**What you need to do**
Find how many lines in the data below include the word "this", then write only that number.

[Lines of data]
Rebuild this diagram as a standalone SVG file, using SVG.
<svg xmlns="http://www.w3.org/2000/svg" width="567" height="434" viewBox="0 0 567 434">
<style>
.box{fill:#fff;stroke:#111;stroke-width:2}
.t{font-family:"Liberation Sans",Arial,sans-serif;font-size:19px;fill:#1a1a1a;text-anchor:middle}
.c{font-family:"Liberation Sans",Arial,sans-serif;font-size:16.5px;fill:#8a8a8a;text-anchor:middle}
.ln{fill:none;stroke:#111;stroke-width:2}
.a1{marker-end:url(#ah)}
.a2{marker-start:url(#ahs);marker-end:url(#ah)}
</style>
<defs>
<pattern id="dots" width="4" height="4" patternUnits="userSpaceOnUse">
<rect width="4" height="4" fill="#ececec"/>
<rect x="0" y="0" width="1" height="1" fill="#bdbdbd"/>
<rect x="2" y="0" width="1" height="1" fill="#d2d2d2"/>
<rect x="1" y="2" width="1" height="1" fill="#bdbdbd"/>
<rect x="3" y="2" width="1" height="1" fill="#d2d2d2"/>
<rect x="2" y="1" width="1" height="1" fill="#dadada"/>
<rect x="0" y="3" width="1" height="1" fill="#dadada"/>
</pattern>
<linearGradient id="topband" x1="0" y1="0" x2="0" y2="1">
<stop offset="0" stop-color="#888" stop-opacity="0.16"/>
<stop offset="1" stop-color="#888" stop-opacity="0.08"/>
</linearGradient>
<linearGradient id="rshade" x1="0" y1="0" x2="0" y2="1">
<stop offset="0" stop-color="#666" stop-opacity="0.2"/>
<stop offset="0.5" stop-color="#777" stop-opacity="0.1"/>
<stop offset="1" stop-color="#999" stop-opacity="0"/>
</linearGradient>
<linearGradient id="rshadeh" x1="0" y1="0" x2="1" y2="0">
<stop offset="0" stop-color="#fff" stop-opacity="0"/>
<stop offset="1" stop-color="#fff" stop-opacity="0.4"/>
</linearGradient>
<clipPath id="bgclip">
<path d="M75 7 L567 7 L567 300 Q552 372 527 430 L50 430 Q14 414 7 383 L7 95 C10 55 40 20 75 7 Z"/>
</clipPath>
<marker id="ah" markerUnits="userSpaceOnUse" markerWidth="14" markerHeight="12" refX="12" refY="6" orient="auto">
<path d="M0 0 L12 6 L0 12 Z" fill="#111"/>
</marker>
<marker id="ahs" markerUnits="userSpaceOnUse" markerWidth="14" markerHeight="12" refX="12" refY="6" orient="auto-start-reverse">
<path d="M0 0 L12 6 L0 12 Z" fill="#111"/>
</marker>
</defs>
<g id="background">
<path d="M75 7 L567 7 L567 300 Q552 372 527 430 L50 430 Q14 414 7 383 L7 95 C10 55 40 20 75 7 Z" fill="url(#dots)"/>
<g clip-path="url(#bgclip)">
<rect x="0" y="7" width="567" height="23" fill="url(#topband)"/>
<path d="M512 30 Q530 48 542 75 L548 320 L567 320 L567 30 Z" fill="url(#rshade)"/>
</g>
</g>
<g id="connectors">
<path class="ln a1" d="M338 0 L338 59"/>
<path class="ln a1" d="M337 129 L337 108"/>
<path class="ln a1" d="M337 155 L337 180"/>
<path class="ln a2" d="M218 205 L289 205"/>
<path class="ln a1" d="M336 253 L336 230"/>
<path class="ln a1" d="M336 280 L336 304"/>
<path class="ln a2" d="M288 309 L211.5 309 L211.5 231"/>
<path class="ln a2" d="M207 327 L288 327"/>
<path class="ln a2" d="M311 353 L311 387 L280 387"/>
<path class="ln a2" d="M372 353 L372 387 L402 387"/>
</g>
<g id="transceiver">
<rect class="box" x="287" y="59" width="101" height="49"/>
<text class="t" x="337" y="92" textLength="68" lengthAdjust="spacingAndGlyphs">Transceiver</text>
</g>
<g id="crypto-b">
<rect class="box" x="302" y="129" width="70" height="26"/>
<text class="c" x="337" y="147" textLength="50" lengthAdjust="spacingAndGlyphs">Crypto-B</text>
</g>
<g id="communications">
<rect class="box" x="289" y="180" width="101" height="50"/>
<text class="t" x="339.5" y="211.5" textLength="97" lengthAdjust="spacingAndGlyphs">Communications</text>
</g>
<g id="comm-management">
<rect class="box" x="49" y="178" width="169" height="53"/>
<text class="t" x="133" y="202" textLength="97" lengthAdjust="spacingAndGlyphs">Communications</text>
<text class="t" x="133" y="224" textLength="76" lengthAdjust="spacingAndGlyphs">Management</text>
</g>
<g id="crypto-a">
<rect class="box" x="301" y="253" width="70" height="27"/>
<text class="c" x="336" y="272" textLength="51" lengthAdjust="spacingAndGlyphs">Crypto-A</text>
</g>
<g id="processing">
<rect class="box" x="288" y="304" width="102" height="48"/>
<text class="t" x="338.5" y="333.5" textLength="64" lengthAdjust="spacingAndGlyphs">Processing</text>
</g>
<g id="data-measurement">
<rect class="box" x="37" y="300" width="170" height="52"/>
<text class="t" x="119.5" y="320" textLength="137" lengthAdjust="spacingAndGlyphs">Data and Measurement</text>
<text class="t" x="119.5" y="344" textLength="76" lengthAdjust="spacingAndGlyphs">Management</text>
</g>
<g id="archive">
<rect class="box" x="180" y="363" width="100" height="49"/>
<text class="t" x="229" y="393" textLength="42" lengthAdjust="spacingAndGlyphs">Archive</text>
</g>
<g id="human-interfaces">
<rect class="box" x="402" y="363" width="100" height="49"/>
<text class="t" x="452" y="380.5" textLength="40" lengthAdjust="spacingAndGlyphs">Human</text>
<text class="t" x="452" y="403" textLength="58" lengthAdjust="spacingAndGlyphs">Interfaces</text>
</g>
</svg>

==

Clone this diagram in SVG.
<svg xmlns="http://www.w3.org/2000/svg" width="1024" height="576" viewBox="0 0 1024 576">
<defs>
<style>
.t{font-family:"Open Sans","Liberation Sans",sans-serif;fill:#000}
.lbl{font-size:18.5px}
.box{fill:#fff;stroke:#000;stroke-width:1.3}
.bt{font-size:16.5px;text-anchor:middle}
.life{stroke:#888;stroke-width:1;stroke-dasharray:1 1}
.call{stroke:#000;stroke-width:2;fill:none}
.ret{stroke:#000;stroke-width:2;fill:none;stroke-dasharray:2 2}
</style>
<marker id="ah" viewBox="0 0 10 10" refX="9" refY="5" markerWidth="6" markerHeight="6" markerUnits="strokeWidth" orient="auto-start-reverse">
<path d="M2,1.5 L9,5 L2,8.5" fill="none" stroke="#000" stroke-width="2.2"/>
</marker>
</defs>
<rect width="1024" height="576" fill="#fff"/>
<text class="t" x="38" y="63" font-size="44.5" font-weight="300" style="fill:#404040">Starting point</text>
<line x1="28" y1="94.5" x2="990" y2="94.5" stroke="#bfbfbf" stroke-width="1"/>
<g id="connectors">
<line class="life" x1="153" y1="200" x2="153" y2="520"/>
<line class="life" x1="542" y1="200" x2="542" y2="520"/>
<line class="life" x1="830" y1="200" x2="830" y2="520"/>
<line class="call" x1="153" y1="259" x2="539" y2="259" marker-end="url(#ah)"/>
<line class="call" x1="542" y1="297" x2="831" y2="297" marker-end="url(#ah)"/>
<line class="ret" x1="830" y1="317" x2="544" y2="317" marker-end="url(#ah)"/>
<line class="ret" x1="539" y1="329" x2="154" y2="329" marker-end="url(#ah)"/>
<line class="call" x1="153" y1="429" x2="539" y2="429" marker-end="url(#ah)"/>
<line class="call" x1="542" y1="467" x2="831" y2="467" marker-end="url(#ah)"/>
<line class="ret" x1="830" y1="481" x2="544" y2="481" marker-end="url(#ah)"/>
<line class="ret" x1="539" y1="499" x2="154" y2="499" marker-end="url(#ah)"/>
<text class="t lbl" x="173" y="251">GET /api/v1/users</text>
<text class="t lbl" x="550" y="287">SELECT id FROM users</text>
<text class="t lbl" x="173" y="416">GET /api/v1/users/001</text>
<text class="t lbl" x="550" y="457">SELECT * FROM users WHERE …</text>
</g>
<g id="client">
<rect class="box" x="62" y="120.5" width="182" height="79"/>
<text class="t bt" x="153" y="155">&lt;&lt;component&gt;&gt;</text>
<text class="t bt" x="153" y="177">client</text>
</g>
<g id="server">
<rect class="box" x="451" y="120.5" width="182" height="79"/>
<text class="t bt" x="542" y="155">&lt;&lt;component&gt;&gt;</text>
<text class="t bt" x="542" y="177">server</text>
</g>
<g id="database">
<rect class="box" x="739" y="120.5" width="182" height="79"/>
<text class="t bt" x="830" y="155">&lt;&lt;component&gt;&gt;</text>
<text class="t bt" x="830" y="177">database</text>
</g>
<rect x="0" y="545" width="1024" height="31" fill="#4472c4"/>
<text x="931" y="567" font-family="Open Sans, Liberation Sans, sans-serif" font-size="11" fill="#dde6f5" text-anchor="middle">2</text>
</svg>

**Final result**
2